We’re using the same tyre allocation as supplied in Baku and Monaco, and the thing we’ll want to study during practice is high-fuel pace, because this is a circuit where following is quite easy, and overtaking will be possible – but that doesn’t make qualifying irrelevant.

We’ll want to learn about doing a good out-lap, not putting too much energy into the rears, because we don’t want them stressed before the start of the lap as this will create problems towards the end of the push-lap.

4 | Braking

The Circuit Gilles-Villenueve is also famously tough on brakes. There’s a high following allowance, and three DRS zones. The latter are significant because, if the car is in a DRS train, it both loses some airflow, and also arrives in each braking zone a little faster, increasing the energy input into the brakes.
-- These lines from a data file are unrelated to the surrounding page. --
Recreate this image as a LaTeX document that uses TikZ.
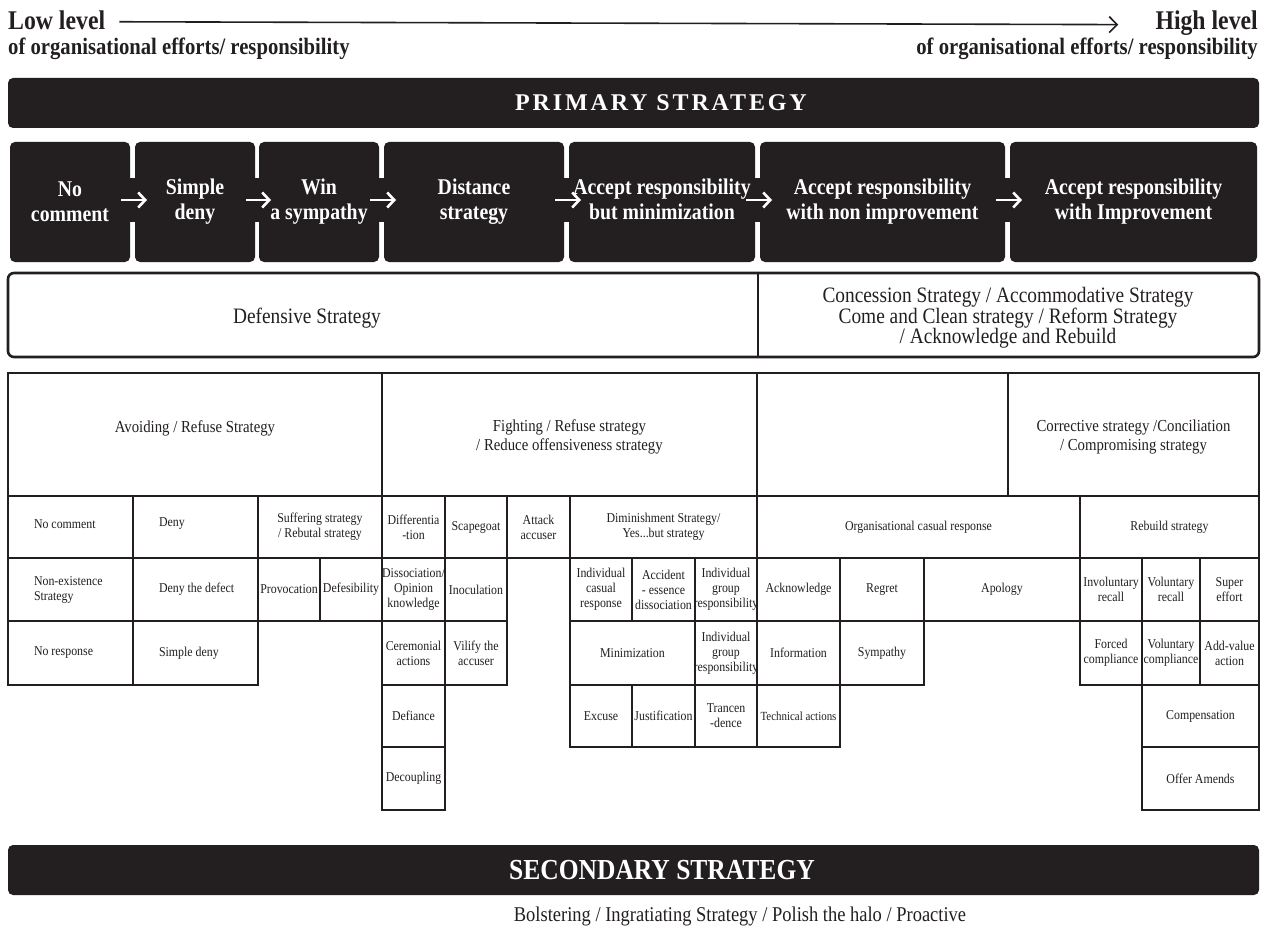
\documentclass[tikz,border=0pt]{standalone}
\usepackage{fontspec}
\setmainfont{Liberation Serif}
\newfontfamily\cond[FakeStretch=0.88]{Liberation Serif}
\newfontfamily\spaced[LetterSpace=12]{Liberation Serif}
\usetikzlibrary{arrows.meta}
\definecolor{ink}{RGB}{35,31,32}

\newcommand\tc[6]{\draw[cellline] (#2,#3) rectangle (#4,#5);
  \node[celltext] (#1) at ({(#2+#4)/2},{(#3+#5)/2}) {#6};}
\newcommand\tcl[6]{\draw[cellline] (#2,#3) rectangle (#4,#5);
  \node[celltext, anchor=west, align=left] (#1) at ({#2+26},{(#3+#5)/2}) {#6};}
\newcommand\bb[4]{\node[bbox,minimum width={#3-#2}] (#1) at ({(#2+#3)/2},202) {#4};}

\begin{document}
\begin{tikzpicture}[x=1pt,y=-1pt,
  cellline/.style={draw=ink, line width=1.4pt},
  celltext/.style={align=center, inner sep=0pt, outer sep=0pt, text=ink,
               font=\cond\fontsize{13.5}{15}\selectfont},
  htext/.style={celltext, font=\cond\fontsize{16.8}{18.5}\selectfont},
  bbox/.style={fill=ink, rounded corners=5pt, minimum height=120pt, inner sep=0pt, outer sep=0pt,
               text=white, align=center, font=\cond\bfseries\fontsize{22.5}{25}\selectfont},
  warr/.style={white, line width=2.6pt, -{Straight Barb[length=7pt,width=15pt,line width=2.6pt]}},
  bridge/.style={fill=ink},
  toptext/.style={inner sep=0pt, text=ink, font=\cond\bfseries\fontsize{27}{30}\selectfont},
  subtext/.style={inner sep=0pt, text=ink, font=\cond\bfseries\fontsize{23.5}{26}\selectfont},
  midtext/.style={inner sep=0pt, text=ink, align=center, font=\cond\fontsize{22}{20.5}\selectfont}
]
\useasboundingbox (0,0) rectangle (1268,928);
\clip (0,0) rectangle (1268,928);
\fill[white] (0,0) rectangle (1268,928);

% top scale
\node[toptext, anchor=base west] (low) at (8,30) {Low level};
\node[subtext, anchor=base west] (lowsub) at (8,55) {of organisational efforts/ responsibility};
\node[toptext, anchor=base east] (high) at (1258,30) {High level};
\node[subtext, anchor=base east] (highsub) at (1258,55) {of organisational efforts/ responsibility};
\draw[ink, line width=1.6pt, -{Straight Barb[length=8pt,width=16pt,line width=1.6pt]}]
  ([xshift=14pt,yshift=-1pt]low.east) -- ([xshift=-37pt,yshift=-1pt]high.west);

% primary bar
\fill[ink, rounded corners=5pt] (8,78) rectangle (1259,128);
\node[white, inner sep=0pt, font=\spaced\bfseries\fontsize{24}{26}\selectfont] (prim) at (661,103) {PRIMARY STRATEGY};

% black boxes
\bb{b1}{10}{130}{No\\comment}
\bb{b2}{135}{255}{Simple\\deny}
\bb{b3}{259}{379}{Win\\a sympathy}
\bb{b4}{384}{564}{Distance\\strategy}
\bb{b5}{569}{755}{\raisebox{2pt}{\begin{tabular}{@{}c@{}}Accept responsibility\\but minimization\end{tabular}}}
\bb{b6}{760}{1005}{\raisebox{5pt}{\begin{tabular}{@{}c@{}}Accept responsibility\\with non improvement\end{tabular}}}
\bb{b7}{1010}{1257}{\raisebox{10pt}{\begin{tabular}{@{}c@{}}Accept responsibility\\with Improvement\end{tabular}}}
\foreach \a/\b in {b1/b2,b2/b3,b3/b4,b4/b5,b5/b6,b6/b7}{
  \fill[bridge] ([yshift=24pt]\a.east) rectangle ([yshift=-20pt]\b.west);
  \draw[warr] ([shift={(-9pt,2pt)}]\a.east) -- ([shift={(12pt,2pt)}]\b.west);
}

% defensive / concession
\draw[ink, line width=2.6pt, rounded corners=6pt] (8,273) rectangle (1259,357);
\draw[ink, line width=2pt] (758,273) -- (758,357);
\node[midtext] (def) at (307,318) {Defensive Strategy};
\node[midtext] (conc) at (1008,318) {Concession Strategy / Accommodative Strategy\\Come and Clean strategy / Reform Strategy\\/ Acknowledge and Rebuild};

% table header row
\draw[cellline] (8,373) rectangle (382,496);
\node[htext] (h1) at (195,428) {Avoiding / Refuse Strategy};
\draw[cellline] (382,373) rectangle (757,496);
\node[htext] (h2) at (569.5,437) {Fighting / Refuse strategy\\/ Reduce offensiveness strategy};
\draw[cellline] (757,373) rectangle (1008,496);
\draw[cellline] (1008,373) rectangle (1259,496);
\node[htext] (h4) at (1133.5,437) {Corrective strategy /Conciliation\\/ Compromising strategy};

% row 1
\draw[cellline] (8,496) rectangle (133,558);
\node[celltext, anchor=west] (a1) at (34,524) {No comment};
\draw[cellline] (133,496) rectangle (258,558);
\node[celltext, anchor=west] (a2) at (159,524) {Deny};
\tc{a3}{258}{496}{382}{558}{Suffering strategy\\/ Rebutal strategy}
\tc{a4}{382}{496}{445}{558}{Differentia\\-tion}
\tc{a5}{445}{496}{507}{558}{Scapegoat}
\tc{a6}{507}{496}{570}{558}{Attack\\accuser}
\tc{a7}{570}{496}{757}{558}{Diminishment Strategy/\\Yes...but strategy}
\tc{a8}{757}{496}{1080}{558}{Organisational casual response}
\tc{a9}{1080}{496}{1259}{558}{Rebuild strategy}

% row 2
\tcl{r1}{8}{558}{133}{621}{Non-existence\\Strategy}
\tcl{r2}{133}{558}{258}{621}{Deny the defect}
\tc{r3}{258}{558}{320}{621}{Provocation}
\tc{r4}{320}{558}{382}{621}{Defesibility}
\tc{r5}{382}{558}{445}{621}{Dissociation/\\Opinion\\knowledge}
\tc{r6}{445}{558}{507}{621}{Inoculation}
\tc{r7}{570}{558}{632}{621}{Individual\\casual\\response}
\tc{r8}{632}{558}{695}{621}{Accident\\- essence\\dissociation}
\tc{r9}{695}{558}{757}{621}{Individual\\group\\responsibility}
\tc{r10}{757}{558}{840}{621}{Acknowledge}
\tc{r11}{840}{558}{924}{621}{Regret}
\tc{r12}{924}{558}{1080}{621}{Apology}
\tc{r13}{1080}{558}{1142}{621}{Involuntary\\recall}
\tc{r14}{1142}{558}{1200}{621}{Voluntary\\recall}
\tc{r15}{1200}{558}{1259}{621}{Super\\effort}

% row 3
\tcl{c1}{8}{621}{133}{685}{No response}
\tcl{c2}{133}{621}{258}{685}{Simple deny}
\tc{c3}{382}{621}{445}{685}{Ceremonial\\actions}
\tc{c4}{445}{621}{507}{685}{Vilify the\\accuser}
\tc{c5}{570}{621}{695}{685}{Minimization}
\tc{c6}{695}{621}{757}{685}{Individual\\group\\responsibility}
\tc{c7}{757}{621}{840}{685}{Information}
\tc{c8}{840}{621}{924}{685}{Sympathy}
\tc{c9}{1080}{621}{1142}{685}{Forced\\compliance}
\tc{c10}{1142}{621}{1200}{685}{Voluntary\\compliance}
\tc{c11}{1200}{621}{1259}{685}{Add-value\\action}

% row 4
\tc{d1}{382}{685}{445}{747}{Defiance}
\tc{d2}{570}{685}{632}{747}{Excuse}
\tc{d3}{632}{685}{695}{747}{Justification}
\tc{d4}{695}{685}{757}{747}{Trancen\\-dence}
\tc{d5}{757}{685}{840}{747}{{\fontsize{12.4}{14}\selectfont Technical actions}}
\tc{d6}{1142}{685}{1259}{747}{Compensation}

% row 5
\tc{e1}{382}{747}{445}{810}{Decoupling}
\tc{e2}{1142}{747}{1259}{810}{Offer Amends}

% secondary bar
\fill[ink, rounded corners=5pt] (8,845) rectangle (1259,895);
\node[white, inner sep=0pt, font=\cond\bfseries\fontsize{29}{31}\selectfont] (sec) at (662,870) {SECONDARY STRATEGY};
\node[inner sep=0pt, anchor=base, text=ink, font=\cond\fontsize{21}{23}\selectfont] (bols) at (740,921) {Bolstering / Ingratiating Strategy / Polish the halo / Proactive};
\end{tikzpicture}
\end{document}
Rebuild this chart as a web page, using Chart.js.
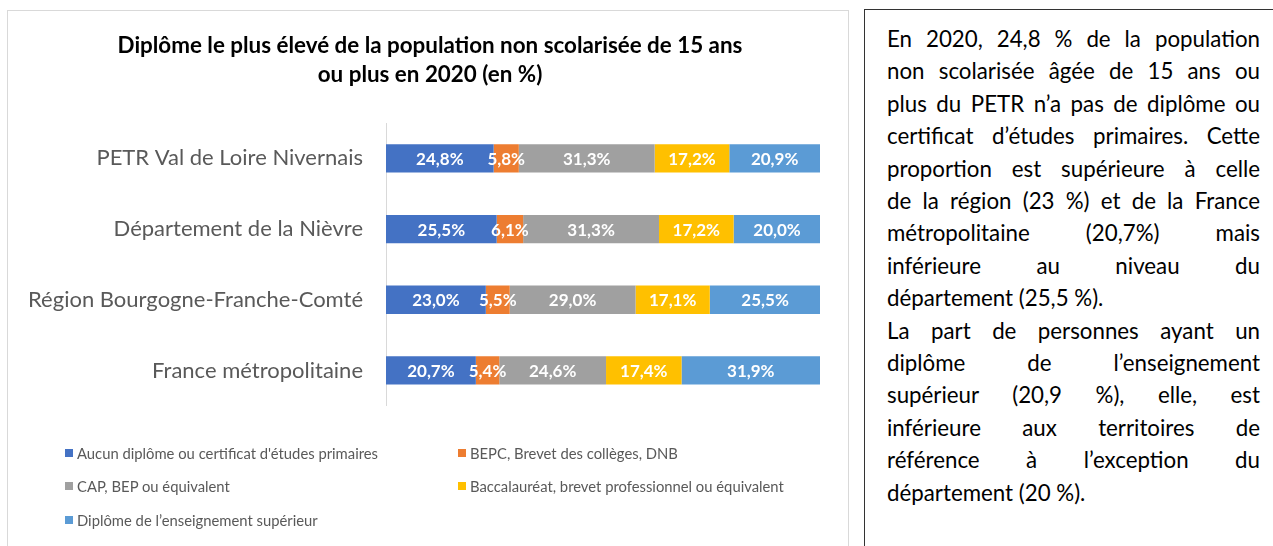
<!DOCTYPE html>
<html>
<head>
  <meta charset="utf-8">
  <title>Diplôme le plus élevé - PETR Val de Loire Nivernais</title>
  <script src="https://cdn.jsdelivr.net/npm/chart.js"></script>
  <style>
    body { margin: 0; background: #fff; font-family: Lato, sans-serif; }
    .chart-box { position: absolute; left: 7px; top: 10px; width: 840px; height: 560px; border: 1px solid #d9d9d9; }
    #diplomeChart { position: absolute; left: 0; top: 0; }
    #legend { position: absolute; left: 65px; top: 436px; display: grid; grid-template-columns: 393px 393px; grid-auto-rows: 33.5px; font-size: 14.8px; color: #595959; }
    #legend div { display: flex; align-items: center; white-space: nowrap; }
    #legend span.box { width: 8px; height: 8px; margin-right: 4px; display: inline-block; }
    .text-box { position: absolute; left: 864px; top: 9px; width: 500px; height: 600px; border-left: 1px solid #333; border-top: 1px solid #333; }
    .text-box .txt { position: absolute; left: 22px; top: 13px; width: 373px; font-size: 22.3px; line-height: 32.4px; color: #000; }
    .txt div { text-align: justify; text-align-last: justify; }
    .txt div.last { text-align-last: left; }
  </style>
</head>
<body>
  <div class="chart-box"></div>
  <canvas id="diplomeChart" width="860" height="442"></canvas>
  <div id="legend"></div>

  <div class="text-box">
    <div class="txt">
      <div>En 2020, 24,8 % de la population</div>
      <div>non scolarisée âgée de 15 ans ou</div>
      <div>plus du PETR n’a pas de diplôme ou</div>
      <div>certificat d’études primaires. Cette</div>
      <div>proportion est supérieure à celle</div>
      <div>de la région (23 %) et de la France</div>
      <div>métropolitaine (20,7%) mais</div>
      <div>inférieure au niveau du</div>
      <div class="last">département (25,5 %).</div>
      <div>La part de personnes ayant un</div>
      <div>diplôme de l’enseignement</div>
      <div>supérieur (20,9 %), elle, est</div>
      <div>inférieure aux territoires de</div>
      <div>référence à l’exception du</div>
      <div class="last">département (20 %).</div>
    </div>
  </div>

  <script>
    const territoires = ['PETR Val de Loire Nivernais', 'Département de la Nièvre', 'Région Bourgogne-Franche-Comté', 'France métropolitaine'];
    const seriesNames = [
      'Aucun diplôme ou certificat d\'études primaires',
      'BEPC, Brevet des collèges, DNB',
      'CAP, BEP ou équivalent',
      'Baccalauréat, brevet professionnel ou équivalent',
      'Diplôme de l’enseignement supérieur'
    ];
    const aucunDiplome = [24.8, 25.5, 23.0, 20.7];
    const bepc = [5.8, 6.1, 5.5, 5.4];
    const capBep = [31.3, 31.3, 29.0, 24.6];
    const bac = [17.2, 17.2, 17.1, 17.4];
    const superieur = [20.9, 20.0, 25.5, 31.9];
    const colors = ['#4472C4', '#ED7D31', '#A0A0A0', '#FFC000', '#5B9BD5'];

    const allSeries = [aucunDiplome, bepc, capBep, bac, superieur];

    // white percentage labels in the middle of each segment
    const segmentLabels = {
      id: 'segmentLabels',
      afterDatasetsDraw(chart) {
        const ctx = chart.ctx;
        ctx.save();
        ctx.font = 'bold 17px Lato';
        ctx.fillStyle = '#fff';
        ctx.textAlign = 'center';
        ctx.textBaseline = 'middle';
        chart.data.datasets.forEach((ds, i) => {
          chart.getDatasetMeta(i).data.forEach((bar, j) => {
            const txt = ds.data[j].toFixed(1).replace('.', ',') + '%';
            ctx.fillText(txt, (bar.x + bar.base) / 2, bar.y + 1);
          });
        });
        ctx.restore();
      }
    };

    const chart = new Chart(document.getElementById('diplomeChart'), {
      type: 'bar',
      data: {
        labels: territoires,
        datasets: allSeries.map((vals, i) => ({
          label: seriesNames[i],
          data: vals,
          backgroundColor: colors[i],
          borderWidth: 0,
          categoryPercentage: 1,
          barPercentage: 0.4
        }))
      },
      options: {
        indexAxis: 'y',
        responsive: false,
        animation: false,
        layout: { padding: 0 },
        scales: {
          x: { stacked: true, min: 0, max: 100, display: false },
          y: {
            stacked: true,
            grid: { display: false, drawTicks: false },
            border: { display: true, color: '#d9d9d9', width: 1 },
            ticks: { color: '#595959', font: { family: 'Lato', size: 22 }, padding: 23 },
            afterFit(scale) { scale.width = 386; }
          },
          // empty right margin so the title stays centred on the whole box
          yRight: {
            type: 'category',
            position: 'right',
            grid: { display: false, drawTicks: false },
            border: { display: false },
            ticks: { display: false },
            afterFit(scale) { scale.width = 40; }
          }
        },
        plugins: {
          legend: { display: false },
          tooltip: { enabled: false },
          title: {
            display: true,
            text: ['Diplôme le plus élevé de la population non scolarisée de 15 ans', 'ou plus en 2020 (en %)'],
            color: '#000',
            font: { family: 'Lato', size: 22.4, weight: 'bold', lineHeight: 29 / 22.4 },
            padding: { top: 31.5, bottom: 33.5 }
          }
        }
      },
      plugins: [segmentLabels]
    });

    const legendBox = document.getElementById('legend');
    chart.data.datasets.forEach(ds => {
      const item = document.createElement('div');
      item.innerHTML = '<span class="box" style="background:' + ds.backgroundColor + '"></span>' + ds.label;
      legendBox.appendChild(item);
    });
  </script>
</body>
</html>
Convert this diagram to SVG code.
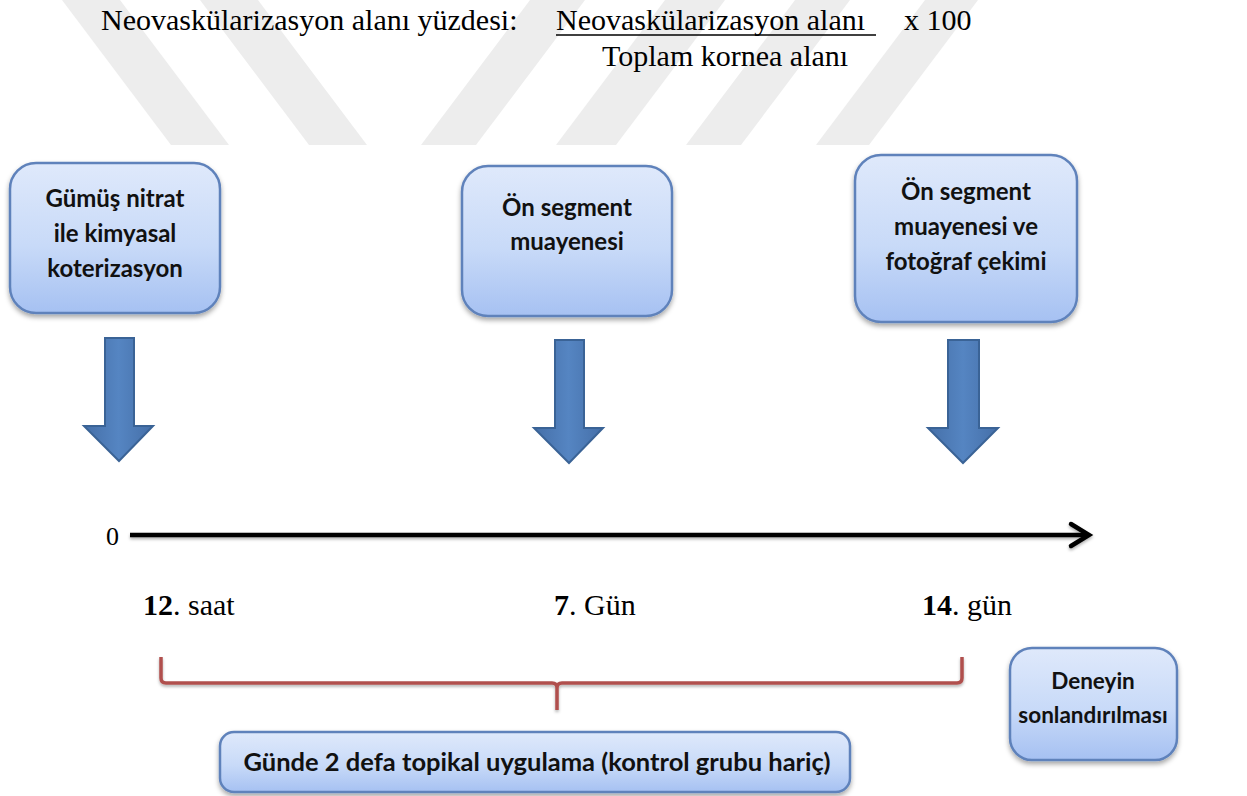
<svg xmlns="http://www.w3.org/2000/svg" width="1247" height="796" viewBox="0 0 1247 796">
<defs>
<linearGradient id="boxg" x1="0" y1="0" x2="0" y2="1">
<stop offset="0" stop-color="#dfe9fb"/>
<stop offset="0.55" stop-color="#c8daf8"/>
<stop offset="1" stop-color="#a6c1f2"/>
</linearGradient>
<linearGradient id="arrg" x1="0" y1="0" x2="1" y2="0">
<stop offset="0" stop-color="#456fa8"/>
<stop offset="0.5" stop-color="#5585c2"/>
<stop offset="1" stop-color="#456fa8"/>
</linearGradient>
<filter id="sh" x="-10%" y="-10%" width="120%" height="130%">
<feDropShadow dx="0" dy="3" stdDeviation="2.5" flood-color="#000" flood-opacity="0.35"/>
</filter>
<filter id="lsh" x="-5%" y="-50%" width="110%" height="200%">
<feDropShadow dx="0" dy="2" stdDeviation="1.5" flood-color="#000" flood-opacity="0.3"/>
</filter>
</defs>
<style>
.box{fill:url(#boxg);stroke:#5f82bb;stroke-width:2.5;filter:url(#sh)}
.bt{font-family:Lato,"Liberation Sans",sans-serif;font-weight:700;font-size:24px;fill:#111;text-anchor:middle}
.bts{font-size:22.5px}
.btl{font-size:25.5px}
.arr{fill:url(#arrg);stroke:#3a6396;stroke-width:2}
.ser{font-family:"Liberation Serif","Times New Roman",serif;fill:#000;font-size:30px}
.wm{fill:#ededed}
</style>
<rect width="1247" height="796" fill="#fff"/>
<g id="watermark">
<polygon class="wm" points="62,0 120,0 229,145 171,145"/>
<polygon class="wm" points="200,0 258,0 367,145 309,145"/>
<polygon class="wm" points="530,0 585,0 476,145 421,145"/>
<polygon class="wm" points="665,0 725,0 616,145 556,145"/>
<polygon class="wm" points="795,0 850,0 741,145 686,145"/>
<polygon class="wm" points="925,0 978,0 869,145 816,145"/>
</g>
<g id="formula">
<text class="ser" x="101" y="30">Neovaskülarizasyon alanı yüzdesi:</text>
<text class="ser" x="556" y="30">Neovaskülarizasyon alanı</text>
<line x1="556" y1="35" x2="876" y2="35" stroke="#000" stroke-width="1.6"/>
<text class="ser" x="904" y="30">x 100</text>
<text class="ser" x="602" y="66">Toplam kornea alanı</text>
</g>
<g id="node1">
<rect class="box" x="10" y="163" width="210" height="150" rx="26"/>
<text class="bt" x="115" y="207">Gümüş nitrat</text>
<text class="bt" x="115" y="242">ile kimyasal</text>
<text class="bt" x="115" y="277">koterizasyon</text>
</g>
<g id="node2">
<rect class="box" x="462" y="166" width="210" height="150" rx="26"/>
<text class="bt" x="567" y="216">Ön segment</text>
<text class="bt" x="567" y="250">muayenesi</text>
</g>
<g id="node3">
<rect class="box" x="855" y="155" width="222" height="167" rx="26"/>
<text class="bt" x="966" y="200">Ön segment</text>
<text class="bt" x="966" y="235">muayenesi ve</text>
<text class="bt" x="966" y="270">fotoğraf çekimi</text>
</g>
<g id="node4">
<rect class="box" x="1010" y="648" width="167" height="112" rx="22"/>
<text class="bt bts" x="1093" y="689">Deneyin</text>
<text class="bt bts" x="1093" y="723">sonlandırılması</text>
</g>
<g id="node5">
<rect class="box" x="220" y="732" width="630" height="60" rx="14"/>
<text class="bt btl" x="537" y="771">Günde 2 defa topikal uygulama (kontrol grubu hariç)</text>
</g>
<g id="connectors">
<path class="arr" d="M105,338 H134 V426 H153 L119,461 L84,426 H105 Z"/>
<path class="arr" d="M555,340 H584 V428 H603 L569,463 L534,428 H555 Z"/>
<path class="arr" d="M948,340 H979 V428 H998 L963,463 L928,428 H948 Z"/>
<g filter="url(#lsh)">
<line x1="130" y1="535" x2="1086" y2="535" stroke="#000" stroke-width="4.5"/>
<polyline points="1071,524 1089,535 1071,546" fill="none" stroke="#000" stroke-width="4.5" stroke-linecap="round" stroke-linejoin="miter"/>
</g>
<path d="M161,657 V678 Q161,683 166,683 H552 Q557,683 557,688 V710 M557,688 Q557,683 562,683 H957 Q962,683 962,678 V657" fill="none" stroke="#b0504d" stroke-width="3.5" filter="url(#lsh)"/>
</g>
<g id="timeline-labels">
<text class="ser" x="106" y="545" style="font-size:26px">0</text>
<text class="ser" x="143" y="615"><tspan font-weight="bold">12</tspan>. saat</text>
<text class="ser" x="554" y="615"><tspan font-weight="bold">7</tspan>. Gün</text>
<text class="ser" x="922" y="615"><tspan font-weight="bold">14</tspan>. gün</text>
</g>
</svg>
We need to have some margin on the brakes to ensure they are properly cooled, even under the most difficult conditions. Figuring out how much margin we need is always a significant item on the practice programme at this circuit.

5 | Kerbs

The kerbs here are interesting too. You have to ride the kerbs through the chicanes – because cutting the corners gains lap-time, and going around loses too much time, and doesn’t set-up the next straight. It’s a tricky thing to judge how much kerb you need to take – but laps will help the drivers get familiar with that.

The game, of course, is to run as stiff as you can – but too stiff and the car can react badly to the kerbs, jump off and have poor throttle pick-up coming out of the corner and be slow down the next straight. Practice will help the drivers figure out how they can cope with it.

Briefing complete. Time for Lando and Daniel to head out onto the track so that we can collect some data and put our hard work to the test.